# start of TASK MATERIAL

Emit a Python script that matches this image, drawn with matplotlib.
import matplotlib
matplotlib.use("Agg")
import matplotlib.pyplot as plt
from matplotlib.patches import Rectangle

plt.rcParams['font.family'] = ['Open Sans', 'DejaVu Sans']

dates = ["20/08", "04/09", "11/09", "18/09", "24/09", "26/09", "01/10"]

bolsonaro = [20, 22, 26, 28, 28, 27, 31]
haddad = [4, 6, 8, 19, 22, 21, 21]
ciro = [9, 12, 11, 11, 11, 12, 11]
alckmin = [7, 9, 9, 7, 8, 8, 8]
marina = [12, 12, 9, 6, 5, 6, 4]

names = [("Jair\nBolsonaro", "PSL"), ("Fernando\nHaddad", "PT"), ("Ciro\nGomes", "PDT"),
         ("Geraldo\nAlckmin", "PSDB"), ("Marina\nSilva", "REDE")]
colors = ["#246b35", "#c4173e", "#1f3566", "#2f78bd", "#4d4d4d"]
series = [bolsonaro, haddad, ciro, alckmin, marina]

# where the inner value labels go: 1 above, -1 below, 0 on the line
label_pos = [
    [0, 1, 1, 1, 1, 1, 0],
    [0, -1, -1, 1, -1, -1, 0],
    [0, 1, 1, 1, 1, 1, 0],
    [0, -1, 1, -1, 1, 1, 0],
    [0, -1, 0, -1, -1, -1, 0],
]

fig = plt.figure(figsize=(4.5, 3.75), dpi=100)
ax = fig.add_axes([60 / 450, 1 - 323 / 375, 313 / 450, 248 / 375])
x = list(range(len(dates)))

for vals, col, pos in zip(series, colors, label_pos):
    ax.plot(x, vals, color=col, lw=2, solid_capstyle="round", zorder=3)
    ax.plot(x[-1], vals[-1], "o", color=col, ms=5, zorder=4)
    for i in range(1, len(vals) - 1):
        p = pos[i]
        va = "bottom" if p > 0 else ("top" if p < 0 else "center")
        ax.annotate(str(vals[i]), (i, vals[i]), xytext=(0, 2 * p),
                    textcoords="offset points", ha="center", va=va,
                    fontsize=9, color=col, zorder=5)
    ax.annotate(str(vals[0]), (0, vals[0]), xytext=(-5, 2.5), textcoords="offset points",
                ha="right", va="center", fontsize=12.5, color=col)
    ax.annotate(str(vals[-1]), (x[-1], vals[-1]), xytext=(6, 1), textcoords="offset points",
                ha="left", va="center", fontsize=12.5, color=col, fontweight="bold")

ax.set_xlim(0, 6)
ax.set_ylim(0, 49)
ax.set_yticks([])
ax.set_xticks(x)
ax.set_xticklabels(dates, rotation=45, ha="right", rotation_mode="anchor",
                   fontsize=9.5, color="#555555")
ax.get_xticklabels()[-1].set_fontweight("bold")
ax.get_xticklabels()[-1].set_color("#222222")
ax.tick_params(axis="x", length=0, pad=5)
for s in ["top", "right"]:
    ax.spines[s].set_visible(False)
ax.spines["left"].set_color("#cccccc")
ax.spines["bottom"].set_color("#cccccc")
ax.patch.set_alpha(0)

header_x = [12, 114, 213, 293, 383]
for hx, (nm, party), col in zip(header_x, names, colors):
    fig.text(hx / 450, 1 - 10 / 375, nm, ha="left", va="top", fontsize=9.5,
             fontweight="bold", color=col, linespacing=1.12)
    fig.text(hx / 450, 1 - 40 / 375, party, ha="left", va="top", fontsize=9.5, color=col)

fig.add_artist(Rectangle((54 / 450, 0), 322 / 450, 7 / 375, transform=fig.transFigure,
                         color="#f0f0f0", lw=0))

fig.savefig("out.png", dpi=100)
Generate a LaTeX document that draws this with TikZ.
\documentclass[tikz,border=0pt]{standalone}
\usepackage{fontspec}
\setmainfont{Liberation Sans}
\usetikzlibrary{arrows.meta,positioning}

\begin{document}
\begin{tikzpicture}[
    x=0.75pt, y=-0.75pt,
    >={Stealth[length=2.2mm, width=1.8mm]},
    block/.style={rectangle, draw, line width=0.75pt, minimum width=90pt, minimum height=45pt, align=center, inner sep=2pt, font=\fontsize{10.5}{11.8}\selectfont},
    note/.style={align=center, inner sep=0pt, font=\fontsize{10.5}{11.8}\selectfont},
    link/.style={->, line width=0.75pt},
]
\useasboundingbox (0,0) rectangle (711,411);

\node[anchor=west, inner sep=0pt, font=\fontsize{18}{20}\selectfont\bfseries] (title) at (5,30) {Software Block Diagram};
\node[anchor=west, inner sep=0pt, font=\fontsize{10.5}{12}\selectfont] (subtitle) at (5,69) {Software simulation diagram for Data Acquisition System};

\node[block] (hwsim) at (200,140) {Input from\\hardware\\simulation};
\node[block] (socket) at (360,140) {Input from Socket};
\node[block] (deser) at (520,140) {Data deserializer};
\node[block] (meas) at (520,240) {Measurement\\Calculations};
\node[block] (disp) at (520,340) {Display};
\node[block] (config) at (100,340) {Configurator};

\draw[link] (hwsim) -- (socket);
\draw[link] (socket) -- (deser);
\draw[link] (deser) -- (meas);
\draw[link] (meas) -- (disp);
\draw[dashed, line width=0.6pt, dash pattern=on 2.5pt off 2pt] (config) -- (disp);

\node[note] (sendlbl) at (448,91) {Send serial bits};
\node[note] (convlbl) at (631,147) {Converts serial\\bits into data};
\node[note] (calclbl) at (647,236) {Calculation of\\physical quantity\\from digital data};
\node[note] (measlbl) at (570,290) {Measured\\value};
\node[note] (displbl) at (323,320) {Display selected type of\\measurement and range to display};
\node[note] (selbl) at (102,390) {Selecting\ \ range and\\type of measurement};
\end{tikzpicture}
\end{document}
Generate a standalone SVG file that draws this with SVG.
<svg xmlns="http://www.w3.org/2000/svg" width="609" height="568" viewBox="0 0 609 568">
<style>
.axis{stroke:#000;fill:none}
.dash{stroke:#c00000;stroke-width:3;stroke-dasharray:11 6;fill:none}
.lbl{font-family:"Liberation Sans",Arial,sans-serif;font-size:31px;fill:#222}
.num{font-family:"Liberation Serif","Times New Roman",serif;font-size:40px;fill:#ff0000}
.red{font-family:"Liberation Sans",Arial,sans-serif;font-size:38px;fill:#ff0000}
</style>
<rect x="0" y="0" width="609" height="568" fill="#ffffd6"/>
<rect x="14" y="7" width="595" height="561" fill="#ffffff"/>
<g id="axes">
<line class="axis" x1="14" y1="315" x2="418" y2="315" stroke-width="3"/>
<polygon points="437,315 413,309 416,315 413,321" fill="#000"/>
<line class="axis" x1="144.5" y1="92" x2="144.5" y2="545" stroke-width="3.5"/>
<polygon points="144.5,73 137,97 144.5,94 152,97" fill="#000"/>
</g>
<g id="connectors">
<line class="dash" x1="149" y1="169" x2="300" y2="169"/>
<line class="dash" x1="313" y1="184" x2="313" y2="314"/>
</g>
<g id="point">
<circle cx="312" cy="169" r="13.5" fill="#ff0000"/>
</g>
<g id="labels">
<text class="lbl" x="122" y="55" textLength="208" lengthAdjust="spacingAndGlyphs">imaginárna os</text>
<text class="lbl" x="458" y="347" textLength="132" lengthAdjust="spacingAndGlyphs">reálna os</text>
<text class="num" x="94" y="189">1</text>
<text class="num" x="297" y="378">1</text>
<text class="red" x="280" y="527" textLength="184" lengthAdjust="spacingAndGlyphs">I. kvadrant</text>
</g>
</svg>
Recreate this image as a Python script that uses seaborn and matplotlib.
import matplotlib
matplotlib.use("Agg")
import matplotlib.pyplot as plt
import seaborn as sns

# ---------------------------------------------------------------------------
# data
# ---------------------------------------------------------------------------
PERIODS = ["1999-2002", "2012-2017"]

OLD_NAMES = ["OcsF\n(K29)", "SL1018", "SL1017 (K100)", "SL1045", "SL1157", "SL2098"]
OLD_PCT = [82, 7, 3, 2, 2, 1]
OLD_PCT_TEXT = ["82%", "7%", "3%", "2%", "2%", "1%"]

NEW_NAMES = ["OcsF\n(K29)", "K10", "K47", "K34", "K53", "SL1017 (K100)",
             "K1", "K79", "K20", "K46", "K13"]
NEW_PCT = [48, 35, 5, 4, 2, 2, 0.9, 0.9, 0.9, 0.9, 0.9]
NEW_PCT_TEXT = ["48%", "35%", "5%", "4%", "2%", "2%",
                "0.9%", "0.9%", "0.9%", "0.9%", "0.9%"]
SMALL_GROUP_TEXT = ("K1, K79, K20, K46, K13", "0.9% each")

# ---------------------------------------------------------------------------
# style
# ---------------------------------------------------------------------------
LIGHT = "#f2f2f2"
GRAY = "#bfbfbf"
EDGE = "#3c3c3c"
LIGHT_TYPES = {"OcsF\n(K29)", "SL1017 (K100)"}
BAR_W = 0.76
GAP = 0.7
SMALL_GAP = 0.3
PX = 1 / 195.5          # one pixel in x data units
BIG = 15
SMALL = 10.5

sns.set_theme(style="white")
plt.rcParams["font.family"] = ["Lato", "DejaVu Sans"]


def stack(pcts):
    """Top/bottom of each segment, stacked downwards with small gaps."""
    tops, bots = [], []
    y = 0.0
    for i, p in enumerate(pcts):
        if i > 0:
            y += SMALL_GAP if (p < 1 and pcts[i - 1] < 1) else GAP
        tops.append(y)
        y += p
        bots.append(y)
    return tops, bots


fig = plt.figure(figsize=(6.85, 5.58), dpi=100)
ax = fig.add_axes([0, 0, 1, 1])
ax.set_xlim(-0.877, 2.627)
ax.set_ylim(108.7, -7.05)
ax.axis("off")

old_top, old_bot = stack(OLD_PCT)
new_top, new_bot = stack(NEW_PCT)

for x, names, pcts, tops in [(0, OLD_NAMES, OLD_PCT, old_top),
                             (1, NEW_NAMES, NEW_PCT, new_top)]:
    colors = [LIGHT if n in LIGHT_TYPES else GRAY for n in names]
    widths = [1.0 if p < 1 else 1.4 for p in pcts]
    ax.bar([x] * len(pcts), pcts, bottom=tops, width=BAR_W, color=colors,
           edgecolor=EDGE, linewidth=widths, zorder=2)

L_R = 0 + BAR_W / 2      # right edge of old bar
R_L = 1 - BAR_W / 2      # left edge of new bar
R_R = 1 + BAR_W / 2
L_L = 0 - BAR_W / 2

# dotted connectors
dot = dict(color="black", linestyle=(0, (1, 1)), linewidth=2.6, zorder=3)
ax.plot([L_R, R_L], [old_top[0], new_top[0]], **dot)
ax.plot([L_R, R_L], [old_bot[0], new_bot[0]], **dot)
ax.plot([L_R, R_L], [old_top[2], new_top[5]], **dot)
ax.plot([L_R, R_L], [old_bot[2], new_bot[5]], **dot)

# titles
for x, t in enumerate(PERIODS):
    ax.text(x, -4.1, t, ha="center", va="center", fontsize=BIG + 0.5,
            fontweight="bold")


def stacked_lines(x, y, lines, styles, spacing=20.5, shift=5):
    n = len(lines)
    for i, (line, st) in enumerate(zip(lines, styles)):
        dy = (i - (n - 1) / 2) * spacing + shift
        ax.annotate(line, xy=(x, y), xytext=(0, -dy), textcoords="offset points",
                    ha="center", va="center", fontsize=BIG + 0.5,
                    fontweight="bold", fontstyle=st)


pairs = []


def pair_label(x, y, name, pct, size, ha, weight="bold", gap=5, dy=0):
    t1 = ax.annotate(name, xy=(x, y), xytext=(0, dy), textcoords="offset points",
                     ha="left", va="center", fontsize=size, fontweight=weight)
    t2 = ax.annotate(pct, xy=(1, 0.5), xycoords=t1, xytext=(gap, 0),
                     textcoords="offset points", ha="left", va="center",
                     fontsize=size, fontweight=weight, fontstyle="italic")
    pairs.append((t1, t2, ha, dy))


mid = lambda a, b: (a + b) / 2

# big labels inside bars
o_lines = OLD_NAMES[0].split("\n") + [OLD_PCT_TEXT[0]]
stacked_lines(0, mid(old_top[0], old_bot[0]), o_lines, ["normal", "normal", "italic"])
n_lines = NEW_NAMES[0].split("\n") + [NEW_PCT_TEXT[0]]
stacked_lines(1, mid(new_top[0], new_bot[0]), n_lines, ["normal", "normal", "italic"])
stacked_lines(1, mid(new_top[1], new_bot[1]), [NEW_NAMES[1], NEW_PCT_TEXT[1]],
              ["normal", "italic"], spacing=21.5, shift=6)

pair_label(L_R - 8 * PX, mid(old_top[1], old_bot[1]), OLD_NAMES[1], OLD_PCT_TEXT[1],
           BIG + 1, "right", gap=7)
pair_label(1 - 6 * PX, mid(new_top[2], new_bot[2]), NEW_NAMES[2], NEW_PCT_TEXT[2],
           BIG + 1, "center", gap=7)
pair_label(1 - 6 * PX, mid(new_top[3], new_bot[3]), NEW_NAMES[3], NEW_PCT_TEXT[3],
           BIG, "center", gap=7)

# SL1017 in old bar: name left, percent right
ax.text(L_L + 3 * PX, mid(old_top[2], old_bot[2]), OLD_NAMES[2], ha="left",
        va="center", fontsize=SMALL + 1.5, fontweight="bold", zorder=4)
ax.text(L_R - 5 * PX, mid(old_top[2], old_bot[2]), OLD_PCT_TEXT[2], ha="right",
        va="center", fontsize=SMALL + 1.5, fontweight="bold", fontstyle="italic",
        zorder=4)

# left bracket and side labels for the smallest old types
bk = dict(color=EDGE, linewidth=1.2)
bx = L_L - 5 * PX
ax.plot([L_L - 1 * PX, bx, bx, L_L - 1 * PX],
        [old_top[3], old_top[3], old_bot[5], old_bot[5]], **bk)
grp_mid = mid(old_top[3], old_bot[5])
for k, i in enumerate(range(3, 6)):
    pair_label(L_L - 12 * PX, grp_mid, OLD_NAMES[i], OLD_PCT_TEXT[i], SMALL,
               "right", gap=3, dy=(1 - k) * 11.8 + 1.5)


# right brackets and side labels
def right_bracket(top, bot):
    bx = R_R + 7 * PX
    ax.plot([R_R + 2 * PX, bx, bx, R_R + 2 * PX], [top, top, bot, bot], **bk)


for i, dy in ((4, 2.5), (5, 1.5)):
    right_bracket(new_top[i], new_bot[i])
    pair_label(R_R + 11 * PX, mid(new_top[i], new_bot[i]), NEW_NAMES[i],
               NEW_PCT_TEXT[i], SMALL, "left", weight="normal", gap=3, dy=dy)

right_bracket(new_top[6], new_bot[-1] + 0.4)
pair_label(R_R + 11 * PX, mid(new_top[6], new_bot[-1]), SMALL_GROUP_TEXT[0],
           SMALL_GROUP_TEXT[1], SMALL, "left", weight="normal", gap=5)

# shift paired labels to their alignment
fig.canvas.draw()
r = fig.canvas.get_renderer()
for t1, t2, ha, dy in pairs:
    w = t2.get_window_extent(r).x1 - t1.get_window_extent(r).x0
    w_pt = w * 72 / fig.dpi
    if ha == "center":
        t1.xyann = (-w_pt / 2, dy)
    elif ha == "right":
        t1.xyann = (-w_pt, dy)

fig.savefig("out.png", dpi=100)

# end of TASK MATERIAL

Provide the number of lines in the entries that include "seaborn", and no other text.

2